Thermometer, Liquid-Filled

Thermometer, Liquid-Filled

 

a temperature-measurement device whose operation is based on the thermal expansion of a liquid. Liquid-filled thermometers provide a direct reading of the temperature.

Liquid-filled thermometers are commonly used in technology and in the laboratory for measuring temperatures from –200° to 750°C. They consist of a transparent glass (rarely quartz) bulb fused to a stem of the same material. The scale, calibrated in degrees Celsius, is applied directly to the thick-walled stem, as in an etched-stem thermometer, or to a strip rigidly attached to the thermometer, as in a graduated-scale thermometer. In thermometers of the “einschluss” type, both the stem and the attached scale are enclosed in a glass or quartz sheath. The liquid fills the entire bulb and part of the bore in the stem. Liquid-filled thermometers may contain various substances, depending on the temperature range. The most commonly used are pentane (–200° to 20°C), ethyl alcohol (–80° to 70°C), kerosine (–20° to 300°C), and mercury (–35° to 750°C).

Mercury is usually used in liquid-filled thermometers, since it remains liquid in the temperature range from –38° to 356°C at normal pressure and up to 750°C with a small increase in pressure, which is attained by filling the bore with nitrogen. In addition, mercury is easily purified and does not wet the glass, and its vapor creates only a low pressure in the bore. Liquid-filled thermometers are made of specific types of glass and are subjected to special thermal treatment, called aging, which eliminates shifting of the zero point on the scale caused by repeated heating and cooling of the thermometer (correction for shifting of the zero point must be made in exact measurements). Liquid-filled thermometers have scales with divisions from 10° to 0.01°C. The precision of a liquid-filled thermometer is determined by the magnitude of a scale division.

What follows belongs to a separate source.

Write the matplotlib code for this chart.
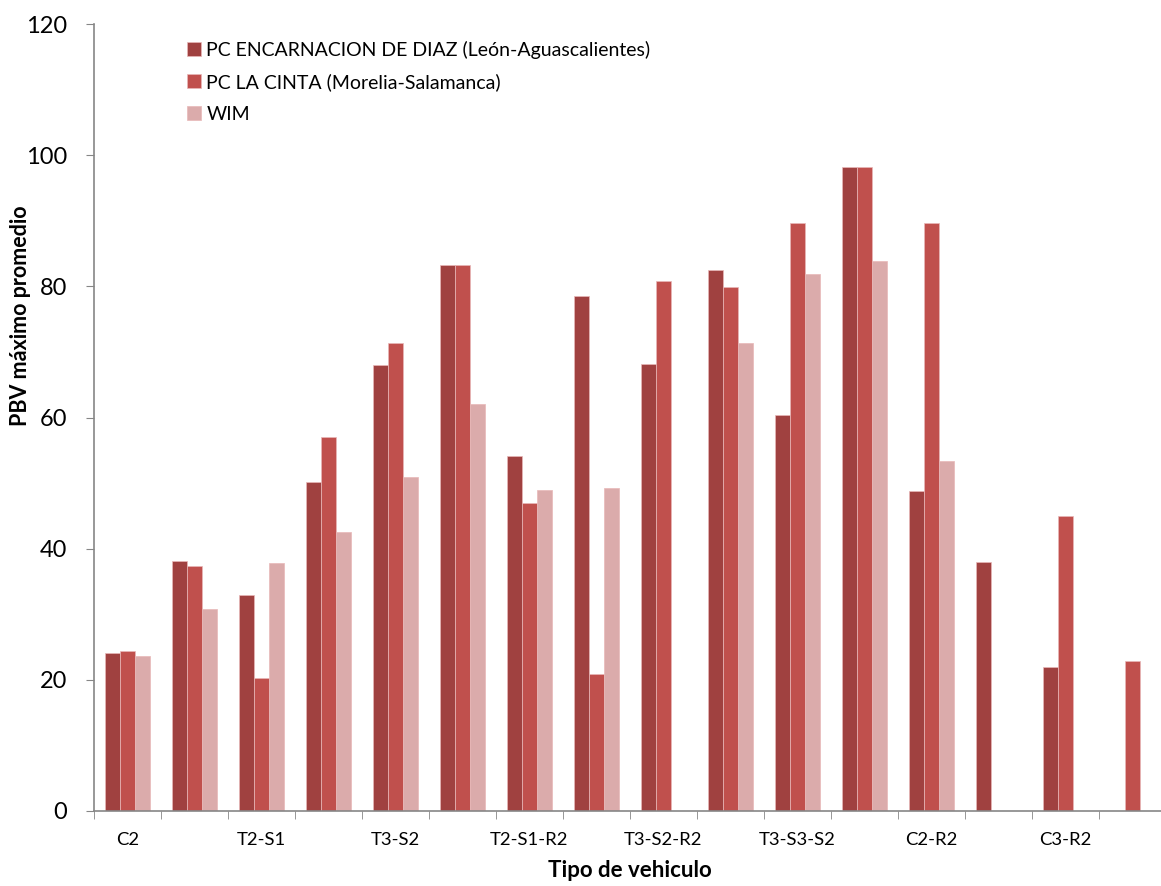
import numpy as np
import matplotlib.pyplot as plt

# shown category labels (Excel skips every second one)
shown_labels = ["C2", "T2-S1", "T3-S2", "T2-S1-R2", "T3-S2-R2", "T3-S3-S2", "C2-R2", "C3-R2"]
n_cat = 16

encarnacion = [24.1, 38.1, 32.9, 50.1, 68.0, 83.3, 54.1, 78.5, 68.2, 82.5, 60.4, 98.2, 48.8, 38.0, 22.0, np.nan]
la_cinta = [24.4, 37.4, 20.3, 57.0, 71.3, 83.3, 46.9, 20.9, 80.9, 79.9, 89.7, 98.2, 89.7, np.nan, 45.0, 22.9]
wim = [23.6, 30.8, 37.8, 42.5, 51.0, 62.0, 49.0, 49.3, np.nan, 71.4, 81.9, 83.9, 53.4, np.nan, np.nan, np.nan]

series_names = ["PC ENCARNACION DE DIAZ (León-Aguascalientes)",
                "PC LA CINTA (Morelia-Salamanca)",
                "WIM"]
colors = ["#A04140", "#C0504D", "#DBABAB"]

plt.rcParams['font.family'] = ['Lato', 'DejaVu Sans']

fig = plt.figure(figsize=(11.61, 8.86), dpi=100)
ax = fig.add_axes([0.0807, 0.0847, 0.9236, 0.888])

x = np.arange(n_cat)
w = 0.224
for k, (vals, name, c) in enumerate(zip([encarnacion, la_cinta, wim], series_names, colors)):
    ax.bar(x + (k - 1) * w, vals, width=w, color=c, label=name,
           edgecolor="#E8B8B8", linewidth=0.5)

ax.set_xlim(-0.5, n_cat - 0.5)
ax.set_ylim(0, 120)
ax.set_yticks(np.arange(0, 121, 20))
ax.tick_params(axis='y', labelsize=17, length=6, color="#868686", pad=13)

ax.set_xticks(x[::2])
ax.set_xticklabels(shown_labels)
ax.set_xticks(np.arange(-0.5, n_cat, 1), minor=True)
ax.tick_params(axis='x', which='major', length=0, labelsize=13.3, pad=15)
ax.tick_params(axis='x', which='minor', length=6, color="#868686")

for s in ["top", "right"]:
    ax.spines[s].set_visible(False)
for s in ["left", "bottom"]:
    ax.spines[s].set_color("#868686")
    ax.spines[s].set_linewidth(1.2)

ax.set_xlabel("Tipo de vehiculo", fontsize=16, fontweight="bold", labelpad=9)
ax.set_ylabel("PBV máximo promedio", fontsize=15.5, fontweight="bold")
ax.yaxis.set_label_coords(-0.058, 0.629)

fig.legend(loc="upper left", bbox_to_anchor=(0.146, 0.974), frameon=False,
           fontsize=14, handlelength=0.7, handleheight=0.7, handletextpad=0.3,
           labelspacing=0.75)

fig.savefig("out.png", dpi=100)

Liquid-filled thermometers with an abbreviated scale are used to attain the required accuracy and convenience; the most accurate types have the point for 0°C on the scale, regardless of the temperature range used. The measurement accuracy depends on the depth of immersion of the thermometer in the medium to be measured. A liquid-filled thermometer should be immersed up to a reference scale division or a specially applied line on the scale (partial-immersion thermometer). If this is not possible, a correction is made to the column of mercury that depends on the temperature being measured and the temperature and height of the column. The main disadvantages of liquid-filled thermometers are slow response time and sometimes inconvenient dimensions.

Meteorological thermometers, Beckmann thermometers, and clinical thermometers are specially designed liquid-filled thermometers. Clinical mercury thermometers have an abbreviated scale (34°–42°C) and scale divisions of 0.1 °C. They operate on the principle of a maximum-registration thermometer, in which the mercury column in the bore remains at the maximum level upon heating and does not descend until the thermometer is shaken.